[Statistical Physics] Probability of finding # photons in the mode

[Flucky]

Homework Statement

A cavity contains black body radiation at temperature T = 500 K. Consider an optical mode in the cavity with frequency ω=2.5x10$^{13}$ Hz. Calculate

a) the probability of finding 0 photons in the mode
b) the probability of finding 1 photon in the mode
c) the mean number of photons in the mode.

Homework Equations

Possibly <n> = $\frac{1}{exp(\frac{\hbar \omega}{k_{b} T})}$

The Attempt at a Solution

Plugging the numbers into the equation above gives the answer to c (I think), which comes out to 1.855. However I thought that you could only have 0 or 1 photons in a given mode.

Not sure how to go about a) and b).

 

[dauto]

Photons are bosons. Bosons do not follow Pauli's exclusion principle. Any number (from zero to infinity) of photons may occupy any given mode.

 

[Flucky]

Ah ok, so the mean number of photons might still be ok.

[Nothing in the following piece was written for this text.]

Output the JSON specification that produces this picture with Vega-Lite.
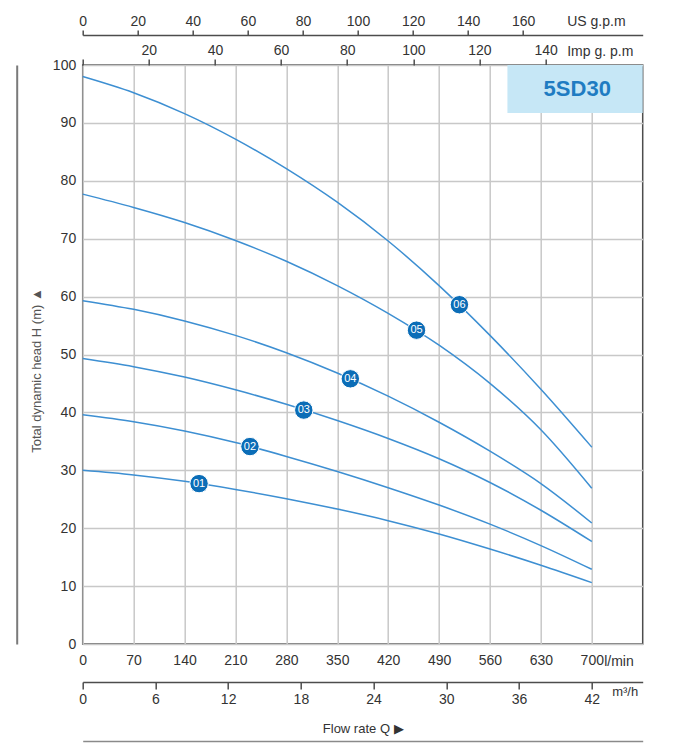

How do I go about answering a and b?

 

[BvU]

Just out of curiosity: how can you get <n> > 1 if all the factors in the exponential are > 0 ?

 

[Flucky]

You've just made me realize the equation should have a -1 on the bottom. Can't edit my original post for some reason.

 

[Flucky]

Ok think I've got the relevant equation for a) and b) now.

For any future readers:

P(n) = $\frac{1 - exp(-\frac{ħw}{kT})}{exp(\frac{nħw}{kT})}$

where n is the number of photons in the mode.

 

[TSny]

Ok think I've got the relevant equation for a) and b) now.

For any future readers:

P(n) = $\frac{1 - exp(-\frac{ħw}{kT})}{exp(-\frac{nħw}{kT})}$

where n is the number of photons in the mode.

Note that in your expression P(n) → ∞ as n→∞. So, it can't be correct since a probability can't be greater than 1.

Maybe you need to switch the numerator and denominator.

 

[Flucky]

Ooh thanks for pointing that out, I accidentally put a minus in there.